## REQUIREMENT
Quote the lines that run from the line containing "Reproduce this chart with Altair." down to the line containing "import pandas as pd". Include both of those lines, reproduce each exactly, and omit everything else.

[Records contained in a dataset]
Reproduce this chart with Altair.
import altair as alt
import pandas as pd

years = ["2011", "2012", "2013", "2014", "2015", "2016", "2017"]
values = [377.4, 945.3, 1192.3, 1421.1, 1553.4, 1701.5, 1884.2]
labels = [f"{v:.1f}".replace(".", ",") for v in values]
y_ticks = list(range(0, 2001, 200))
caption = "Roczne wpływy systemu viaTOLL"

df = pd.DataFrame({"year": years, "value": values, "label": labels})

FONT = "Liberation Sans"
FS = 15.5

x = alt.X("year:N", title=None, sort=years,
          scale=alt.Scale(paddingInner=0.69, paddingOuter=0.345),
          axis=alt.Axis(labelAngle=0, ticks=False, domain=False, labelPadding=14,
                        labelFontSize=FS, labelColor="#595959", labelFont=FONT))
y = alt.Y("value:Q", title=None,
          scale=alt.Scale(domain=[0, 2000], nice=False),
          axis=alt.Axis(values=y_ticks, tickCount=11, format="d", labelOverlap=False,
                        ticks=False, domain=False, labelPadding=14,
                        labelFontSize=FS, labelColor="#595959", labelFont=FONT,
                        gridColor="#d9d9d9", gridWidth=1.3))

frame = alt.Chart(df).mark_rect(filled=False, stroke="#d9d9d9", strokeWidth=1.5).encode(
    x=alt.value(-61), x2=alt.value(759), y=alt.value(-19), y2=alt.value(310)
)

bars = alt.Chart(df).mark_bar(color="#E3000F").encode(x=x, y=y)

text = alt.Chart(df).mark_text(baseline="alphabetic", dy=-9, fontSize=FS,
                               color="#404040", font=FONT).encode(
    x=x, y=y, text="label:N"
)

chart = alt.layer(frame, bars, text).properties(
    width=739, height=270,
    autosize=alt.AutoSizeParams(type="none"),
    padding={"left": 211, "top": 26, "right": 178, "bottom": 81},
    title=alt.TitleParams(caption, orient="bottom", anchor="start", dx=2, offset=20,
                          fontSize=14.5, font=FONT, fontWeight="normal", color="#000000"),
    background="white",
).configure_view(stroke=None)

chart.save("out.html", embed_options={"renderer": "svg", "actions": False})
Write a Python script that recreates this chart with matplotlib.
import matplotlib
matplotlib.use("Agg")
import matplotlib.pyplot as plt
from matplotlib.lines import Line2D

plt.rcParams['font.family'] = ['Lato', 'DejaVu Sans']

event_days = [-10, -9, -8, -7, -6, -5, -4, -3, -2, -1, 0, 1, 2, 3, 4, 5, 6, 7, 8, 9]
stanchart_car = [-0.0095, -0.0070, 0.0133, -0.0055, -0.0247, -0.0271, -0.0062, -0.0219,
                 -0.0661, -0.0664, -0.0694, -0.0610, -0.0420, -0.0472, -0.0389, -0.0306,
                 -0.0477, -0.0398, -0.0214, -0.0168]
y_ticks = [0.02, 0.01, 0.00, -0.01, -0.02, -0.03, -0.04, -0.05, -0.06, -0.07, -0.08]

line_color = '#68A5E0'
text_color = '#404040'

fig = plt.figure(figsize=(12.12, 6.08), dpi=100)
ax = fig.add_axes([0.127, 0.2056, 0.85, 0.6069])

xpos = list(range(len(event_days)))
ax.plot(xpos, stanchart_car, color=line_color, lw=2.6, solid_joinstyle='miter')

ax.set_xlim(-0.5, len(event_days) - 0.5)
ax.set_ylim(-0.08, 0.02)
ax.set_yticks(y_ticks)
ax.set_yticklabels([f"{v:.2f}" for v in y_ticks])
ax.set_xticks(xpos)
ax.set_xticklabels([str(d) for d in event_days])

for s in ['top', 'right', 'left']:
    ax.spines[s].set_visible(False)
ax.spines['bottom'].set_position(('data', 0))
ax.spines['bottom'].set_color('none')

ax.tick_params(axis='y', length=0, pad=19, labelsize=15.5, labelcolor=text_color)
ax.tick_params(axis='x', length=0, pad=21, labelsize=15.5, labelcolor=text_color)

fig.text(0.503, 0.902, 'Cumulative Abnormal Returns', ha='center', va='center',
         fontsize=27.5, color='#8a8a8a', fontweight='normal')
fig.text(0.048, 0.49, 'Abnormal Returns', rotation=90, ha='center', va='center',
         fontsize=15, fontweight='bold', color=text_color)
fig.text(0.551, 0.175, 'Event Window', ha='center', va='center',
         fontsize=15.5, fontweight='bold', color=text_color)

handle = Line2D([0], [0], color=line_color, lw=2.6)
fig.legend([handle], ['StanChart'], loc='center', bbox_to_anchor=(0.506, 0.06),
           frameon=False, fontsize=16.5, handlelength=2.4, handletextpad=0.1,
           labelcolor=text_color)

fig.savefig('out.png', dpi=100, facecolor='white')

---

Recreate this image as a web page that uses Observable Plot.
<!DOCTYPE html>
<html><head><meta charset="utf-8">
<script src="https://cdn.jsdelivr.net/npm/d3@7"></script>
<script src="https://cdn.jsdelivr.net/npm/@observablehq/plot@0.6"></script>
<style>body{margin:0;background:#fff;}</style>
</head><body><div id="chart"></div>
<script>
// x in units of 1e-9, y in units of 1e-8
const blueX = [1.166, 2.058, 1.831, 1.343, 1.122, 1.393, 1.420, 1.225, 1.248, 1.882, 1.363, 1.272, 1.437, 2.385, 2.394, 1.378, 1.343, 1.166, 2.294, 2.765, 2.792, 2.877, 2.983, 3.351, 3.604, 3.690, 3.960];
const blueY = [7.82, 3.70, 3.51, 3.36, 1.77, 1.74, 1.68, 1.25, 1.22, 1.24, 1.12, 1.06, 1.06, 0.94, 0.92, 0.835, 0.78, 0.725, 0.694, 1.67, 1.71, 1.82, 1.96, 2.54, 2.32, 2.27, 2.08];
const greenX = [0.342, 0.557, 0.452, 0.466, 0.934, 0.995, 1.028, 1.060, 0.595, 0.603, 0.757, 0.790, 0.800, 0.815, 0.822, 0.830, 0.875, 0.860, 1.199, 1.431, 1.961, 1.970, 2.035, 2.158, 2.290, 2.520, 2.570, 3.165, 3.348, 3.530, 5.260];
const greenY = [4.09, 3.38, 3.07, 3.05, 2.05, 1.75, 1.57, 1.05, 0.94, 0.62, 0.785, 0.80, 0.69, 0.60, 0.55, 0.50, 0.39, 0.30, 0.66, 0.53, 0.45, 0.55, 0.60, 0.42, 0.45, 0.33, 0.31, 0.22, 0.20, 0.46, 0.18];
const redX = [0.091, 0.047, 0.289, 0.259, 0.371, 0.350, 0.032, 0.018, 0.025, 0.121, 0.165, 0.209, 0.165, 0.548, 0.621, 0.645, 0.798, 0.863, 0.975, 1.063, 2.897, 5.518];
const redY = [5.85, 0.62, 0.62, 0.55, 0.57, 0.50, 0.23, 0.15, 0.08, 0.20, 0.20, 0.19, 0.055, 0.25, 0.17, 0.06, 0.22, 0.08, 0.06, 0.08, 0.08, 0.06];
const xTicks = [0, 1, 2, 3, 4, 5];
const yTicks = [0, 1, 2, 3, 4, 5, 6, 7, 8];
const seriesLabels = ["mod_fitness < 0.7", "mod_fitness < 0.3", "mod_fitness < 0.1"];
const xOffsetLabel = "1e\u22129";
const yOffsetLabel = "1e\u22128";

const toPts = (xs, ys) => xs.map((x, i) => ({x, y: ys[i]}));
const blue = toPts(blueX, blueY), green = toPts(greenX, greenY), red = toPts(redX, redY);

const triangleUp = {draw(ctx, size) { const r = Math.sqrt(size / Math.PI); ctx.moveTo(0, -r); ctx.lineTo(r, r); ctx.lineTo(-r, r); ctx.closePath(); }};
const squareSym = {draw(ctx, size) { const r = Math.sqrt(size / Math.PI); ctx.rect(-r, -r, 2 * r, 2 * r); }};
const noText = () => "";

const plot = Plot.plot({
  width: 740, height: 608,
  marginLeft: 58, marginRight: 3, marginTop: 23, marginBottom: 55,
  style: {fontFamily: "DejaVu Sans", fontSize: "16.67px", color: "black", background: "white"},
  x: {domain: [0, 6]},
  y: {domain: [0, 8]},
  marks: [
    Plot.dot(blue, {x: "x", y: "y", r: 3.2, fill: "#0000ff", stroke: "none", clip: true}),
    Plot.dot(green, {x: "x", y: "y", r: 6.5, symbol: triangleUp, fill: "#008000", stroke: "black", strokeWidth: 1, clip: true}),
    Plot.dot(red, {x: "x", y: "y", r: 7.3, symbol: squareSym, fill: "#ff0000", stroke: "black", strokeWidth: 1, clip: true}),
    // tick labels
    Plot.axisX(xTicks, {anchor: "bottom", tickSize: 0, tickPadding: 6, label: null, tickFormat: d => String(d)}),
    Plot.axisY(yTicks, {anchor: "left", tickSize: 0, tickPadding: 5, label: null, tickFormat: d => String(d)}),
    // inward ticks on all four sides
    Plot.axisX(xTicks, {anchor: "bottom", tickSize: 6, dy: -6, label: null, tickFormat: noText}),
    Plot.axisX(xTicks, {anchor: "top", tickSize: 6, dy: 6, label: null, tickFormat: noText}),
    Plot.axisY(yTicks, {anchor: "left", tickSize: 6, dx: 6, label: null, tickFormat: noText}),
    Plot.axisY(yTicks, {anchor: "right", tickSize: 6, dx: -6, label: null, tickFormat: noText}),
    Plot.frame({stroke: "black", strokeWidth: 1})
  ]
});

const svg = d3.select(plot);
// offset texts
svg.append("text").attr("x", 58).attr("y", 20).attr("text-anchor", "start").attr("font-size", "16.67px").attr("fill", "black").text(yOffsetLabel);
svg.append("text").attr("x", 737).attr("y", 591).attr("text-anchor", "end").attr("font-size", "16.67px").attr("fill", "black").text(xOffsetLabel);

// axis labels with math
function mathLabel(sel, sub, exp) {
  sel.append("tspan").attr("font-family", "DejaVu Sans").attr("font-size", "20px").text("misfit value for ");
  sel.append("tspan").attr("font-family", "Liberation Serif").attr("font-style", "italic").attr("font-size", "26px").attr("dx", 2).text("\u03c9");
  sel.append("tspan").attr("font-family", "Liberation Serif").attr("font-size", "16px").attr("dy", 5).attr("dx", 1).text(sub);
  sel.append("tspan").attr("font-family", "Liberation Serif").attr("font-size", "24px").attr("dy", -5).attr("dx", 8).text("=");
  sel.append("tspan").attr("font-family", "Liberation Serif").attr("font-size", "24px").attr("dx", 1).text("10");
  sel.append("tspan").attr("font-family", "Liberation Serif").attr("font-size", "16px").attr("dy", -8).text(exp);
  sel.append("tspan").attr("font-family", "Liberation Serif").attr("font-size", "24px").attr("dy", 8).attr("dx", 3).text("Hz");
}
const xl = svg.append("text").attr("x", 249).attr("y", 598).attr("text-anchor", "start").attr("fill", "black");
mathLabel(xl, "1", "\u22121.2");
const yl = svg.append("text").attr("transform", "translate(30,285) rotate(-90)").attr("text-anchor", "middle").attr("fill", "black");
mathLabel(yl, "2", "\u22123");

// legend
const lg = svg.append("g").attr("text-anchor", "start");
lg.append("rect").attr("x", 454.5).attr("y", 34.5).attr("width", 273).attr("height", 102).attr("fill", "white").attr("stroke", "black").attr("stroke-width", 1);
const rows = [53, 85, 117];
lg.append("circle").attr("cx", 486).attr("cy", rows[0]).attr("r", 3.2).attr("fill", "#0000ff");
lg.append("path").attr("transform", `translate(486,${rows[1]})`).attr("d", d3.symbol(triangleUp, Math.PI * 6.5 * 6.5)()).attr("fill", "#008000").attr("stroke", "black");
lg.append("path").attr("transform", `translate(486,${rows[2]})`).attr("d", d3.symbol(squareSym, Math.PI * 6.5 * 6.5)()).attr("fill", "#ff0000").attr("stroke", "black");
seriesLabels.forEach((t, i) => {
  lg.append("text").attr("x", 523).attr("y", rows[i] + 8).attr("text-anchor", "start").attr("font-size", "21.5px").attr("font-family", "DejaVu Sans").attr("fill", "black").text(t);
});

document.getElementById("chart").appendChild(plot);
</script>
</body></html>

## RESULT OF THIS TASK
Reproduce this chart with Altair.
import altair as alt
import pandas as pd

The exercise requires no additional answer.